Like merging. Ever been on a road and you see that your lane is about to merge into the next one? Do you merge early, or do you hold out until the last possible moment? A lot of people think late mergers are rude, but the states of Washington, Minnesota and Kentucky have all launched campaigns to get people to buy into the idea that late merging is better for traffic flow. That is, people who merge early because they’re trying to be nice, end up creating more traffic backups that take longer to clear out.
In the same way, some people think that the best way to deal with racism is not to talk about it, because everyone should be equal and race shouldn’t matter. But if everyone does this, it tends to have the opposite effect. It’s like reading the Bible out of context… instead of battling against racism, it reinforces the status quo. It causes people to assume that things are fine and everyone is being treated equally, when the research indicates that no, they are not.
White people who have this attitude end up invalidating the pain and frustration that people of color express in their reactions to high-profile racial incidents. Because it’s uncomfortable to deal with injustice, they often end up recentering the conversation around their feelings as a white person, and framing the person of color as creating the problem by bringing it up. This inability or unwillingness to meaningfully engage with racial issues has a name, coined by Seattle educator Robin DiAngelo as “white fragility.” And just like early traffic mergers, people who operate this way, even though they’re trying to make the problem better, end up making it worse.
Individual versus collective
You might be wondering… what does this have to do with being a Christian?
As American evangelicals, we have been conditioned to think of our relationship with God only on an individual basis. Because of our broader American cultural emphasis on individual rights, we are convinced that salvation is an individual affair.
But that’s not what I see when I read the Bible. Over and over, I see stories of God interacting with individuals in the context of community. God interacts with a person, and through that interaction, a whole group of people are affected.
Remember, it wasn’t just Noah by himself on that ark. It was Noah and his whole family. When Moses spoke to Pharaoh, he didn’t just say “let me go,” he said, “let my people go.” Even in the New Testament, there were only a few moments when Jesus took time to be by himself… most of the time, he rolled twelve deep with a crew of disciples, and the Scripture where Jesus instructed the disciples about how to remember him took place during the Passover feast, which was a community event. The book of Acts was about the birth of the church, not as an institution, but as a community of people. Even the Apostle Paul, when he wrote letters, only a few of them were written to specific people. Most of them were written to entire church communities, about the issues that those people faced.
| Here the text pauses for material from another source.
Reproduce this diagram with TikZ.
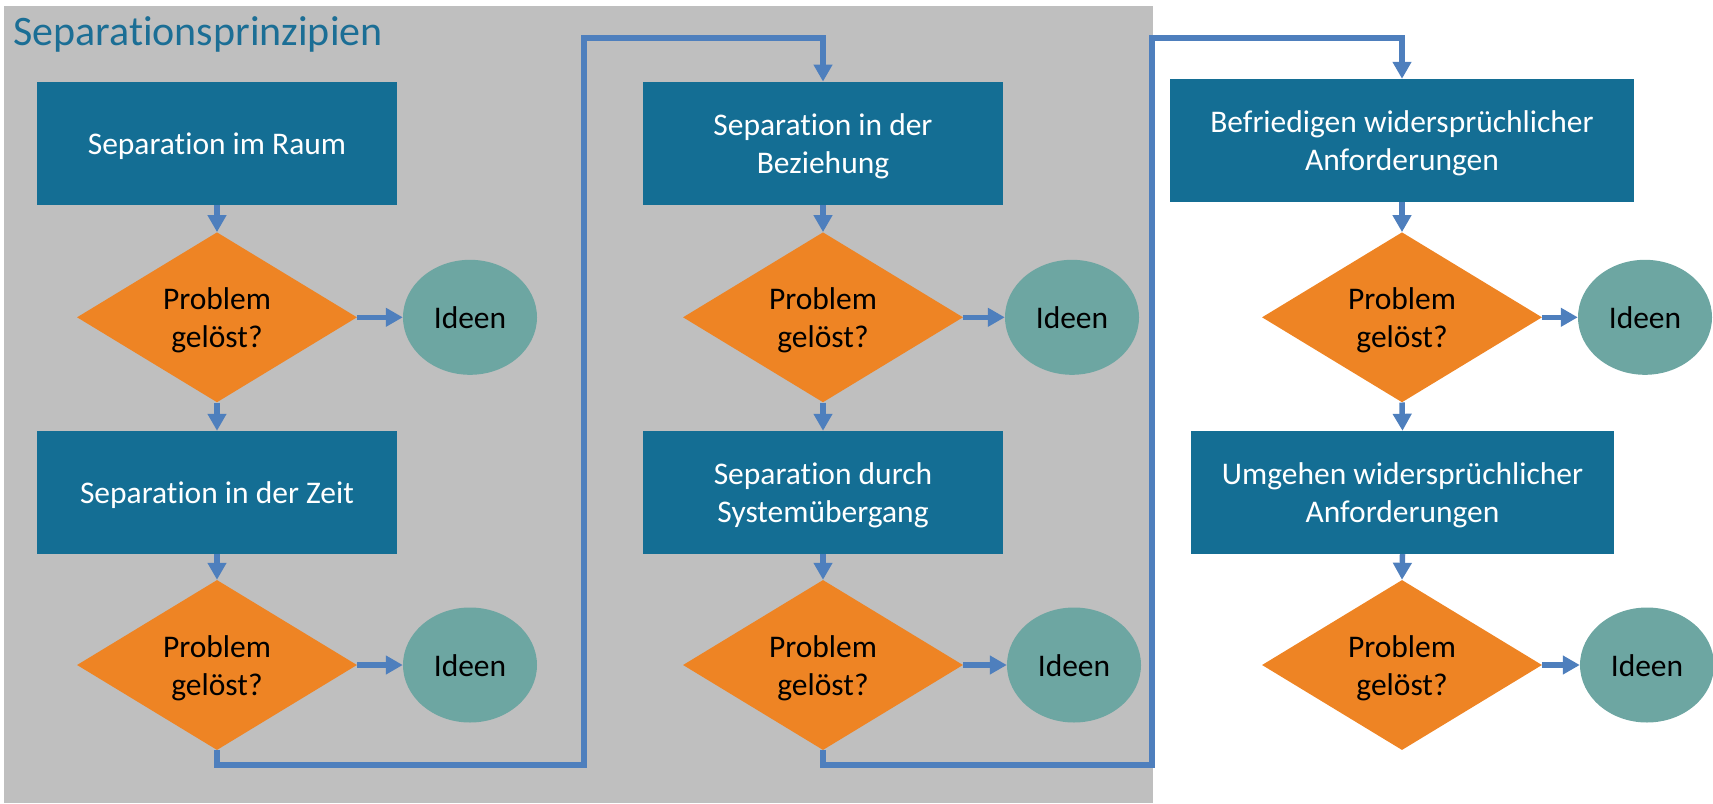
\documentclass[tikz,border=0pt]{standalone}
\usepackage{fontspec}
\setmainfont{Carlito}[Ligatures=NoCommon]
\usetikzlibrary{shapes.geometric,arrows.meta}
\definecolor{panelgray}{HTML}{BFBFBF}
\definecolor{boxblue}{HTML}{146E94}
\definecolor{decorange}{HTML}{EE8424}
\definecolor{ideenteal}{HTML}{6DA6A2}
\definecolor{arrowblue}{HTML}{4E7FBD}
\definecolor{titleblue}{HTML}{1B6E95}
\newcommand\lbl[1]{\raisebox{0pt}[\dimexpr\height+7.2pt\relax][\depth]{\begin{tabular}[t]{@{}c@{}}#1\end{tabular}}}
\tikzset{
  stepbox/.style={rectangle, fill=boxblue, text=white, inner sep=0pt,
    minimum width=360pt, minimum height=123pt,
    font=\fontsize{31.5}{38}\selectfont},
  decision/.style={diamond, fill=decorange, text=black, inner sep=0pt,
    aspect=1.647, minimum width=280pt, minimum height=170pt,
    font=\fontsize{31.5}{38}\selectfont},
  idea/.style={ellipse, fill=ideenteal, text=black, inner sep=0pt,
    minimum width=134pt, minimum height=115pt,
    font=\fontsize{31.5}{38}\selectfont},
  conn/.style={draw=arrowblue, line width=5.5pt, line join=miter,
    -{Triangle[length=17pt,width=18pt]}}
}
\begin{document}
\begin{tikzpicture}[x=1pt,y=-1pt]
\useasboundingbox (0,0) rectangle (1713,803);
\fill[panelgray] (4,6) rectangle (1153,803);
\node[anchor=base west, text=titleblue, inner sep=0pt, font=\fontsize{42}{50}\selectfont] (title) at (13,45) {Separationsprinzipien};

% column 1
\node[stepbox] (b1) at (217,143.3) {\lbl{Separation im Raum}};
\node[decision] (d1) at (217,317.3) {\lbl{Problem\\gelöst?}};
\node[idea] (i1) at (470,317.3) {\lbl{Ideen}};
\node[stepbox] (b2) at (217,492.5) {\lbl{Separation in der Zeit}};
\node[decision] (d2) at (217,665) {\lbl{Problem\\gelöst?}};
\node[idea] (i2) at (470,665) {\lbl{Ideen}};

% column 2
\node[stepbox] (b3) at (823,143.3) {\lbl{Separation in der\\Beziehung}};
\node[decision] (d3) at (823,317.3) {\lbl{Problem\\gelöst?}};
\node[idea] (i3) at (1072,317.3) {\lbl{Ideen}};
\node[stepbox] (b4) at (823,492.5) {\lbl{Separation durch\\Systemübergang}};
\node[decision] (d4) at (823,665) {\lbl{Problem\\gelöst?}};
\node[idea] (i4) at (1074,665) {\lbl{Ideen}};

% column 3
\node[stepbox, minimum width=464pt] (b5) at (1402,140.5) {\lbl{Befriedigen widersprüchlicher\\Anforderungen}};
\node[decision] (d5) at (1402,317.3) {\lbl{Problem\\gelöst?}};
\node[idea] (i5) at (1645,317.3) {\lbl{Ideen}};
\node[stepbox, minimum width=423pt] (b6) at (1402.5,492.5) {\lbl{Umgehen widersprüchlicher\\Anforderungen}};
\node[decision] (d6) at (1402,665) {\lbl{Problem\\gelöst?}};
\node[idea] (i6) at (1647,665) {\lbl{Ideen}};

% routing points
\coordinate (r1) at (584,765);
\coordinate (t1) at (584,38);
\coordinate (r2) at (1152,765);
\coordinate (t2) at (1152,38);

% connectors
\foreach \a/\b in {b1/d1, d1/b2, b2/d2, b3/d3, d3/b4, b4/d4, b5/d5, d5/b6, b6/d6}
  \draw[conn] (\a.south) -- (\b.north);
\foreach \a/\b in {d1/i1, d2/i2, d3/i3, d4/i4, d5/i5, d6/i6}
  \draw[conn] (\a.east) -- (\b.west);
\draw[conn] (d2.south) |- (r1) -- (t1) -| (b3.north);
\draw[conn] (d4.south) |- (r2) -- (t2) -| (b5.north);
\end{tikzpicture}
\end{document}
Yet somehow we think that racial issues are only about individual responsibility. There’s no sense of collective responsibility for racial issues, especially those surrounding police misconduct. How many times did I hear my Christian friends say that after all of the high-profile police shootings of the last few years? If only they would’ve complied, this wouldn’t have happened. These are just isolated incidents. Really, y’all? How many “isolated incidents” do their need to be before you’re willing to admit that maybe there’s a pattern here?
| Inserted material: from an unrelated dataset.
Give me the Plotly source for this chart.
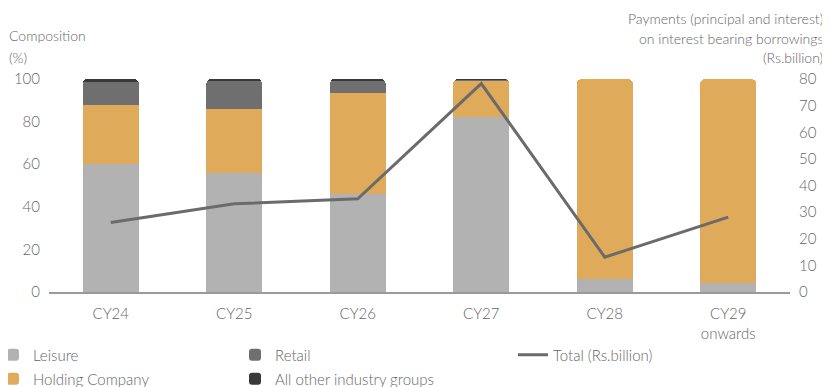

I think as Christians, we need practice learning how to see things from a broader, big-picture perspective.
In the movie Bruce Almighty, Jim Carrey’s titular character gets to be God for a day, and decides to simplify things by granting a blanket “yes” to the millions of prayers that fill up his email inbox. When thousands of people all win the lottery and only end up with $17 each, he learns a valuable lesson about the wisdom required to run the world (namely: he doesn’t have it).
I think this is what the Apostle Paul was driving at when he wrote to the Colossian church. At the end of his first chapter, he’s talking about the centrality of Jesus, and he says this:
“The Son is the image of the invisible God, the firstborn over all creation. For in him all things were created: things in heaven and on earth, visible and invisible, whether thrones or powers or rulers or authorities; all things have been created through him and for him. He is before all things, and in him all things hold together.” (Col 1:15-17, NIV)
Did you catch that? “In him all things hold together.” He’s not just saying that Christ is an important factor in the Christian life, but rather that Christ is what keeps the whole thing together. Not just one person’s life, but all of us, together. Not just one building, structure, system or institution, but everything. The power of the gospel isn’t just restricted to changing our personal attitudes, but it can transform whole communities. It can reverse historical racial inequities.
Because the cross is both vertical and horizontal, the gospel requires us to be reconciled both to God and to each other. We honor God by standing in solidarity with His people, echoing the African concept of ubuntu – “I am, because we are.” The narrative arc of the Bible is about God’s pursuit of humanity and His quest to restore shalom — not just the absence of conflict, but lasting peace as a byproduct of mercy and justice.
God is big enough to handle our racial problems, just like he’s big enough to handle our traffic problems. But what we need is enough grace, truth and wisdom to begin to see things from His perspective, rather than simply from our own.
As Abraham Lincoln once said,
“My concern is not whether God is on our side; my greatest concern is to be on God’s side, for God is always right.”
I know I don’t have all the answers, and I’m not even 100% sure of everything I’ve written in this article.
But what I do know is that the times when I’ve seen the evidence of God most clearly and vividly, He revealed himself by showing me how my behavior affected those around me. I was able to see how my individual choices affected the support systems of those around me, and it not only gave me a greater awareness of my own responsibility, but it gave me greater insight about how the whole relates to the sum of its parts.
That’s a great way to deal with traffic, and it’s the only way we’re going to solve the race problem in America.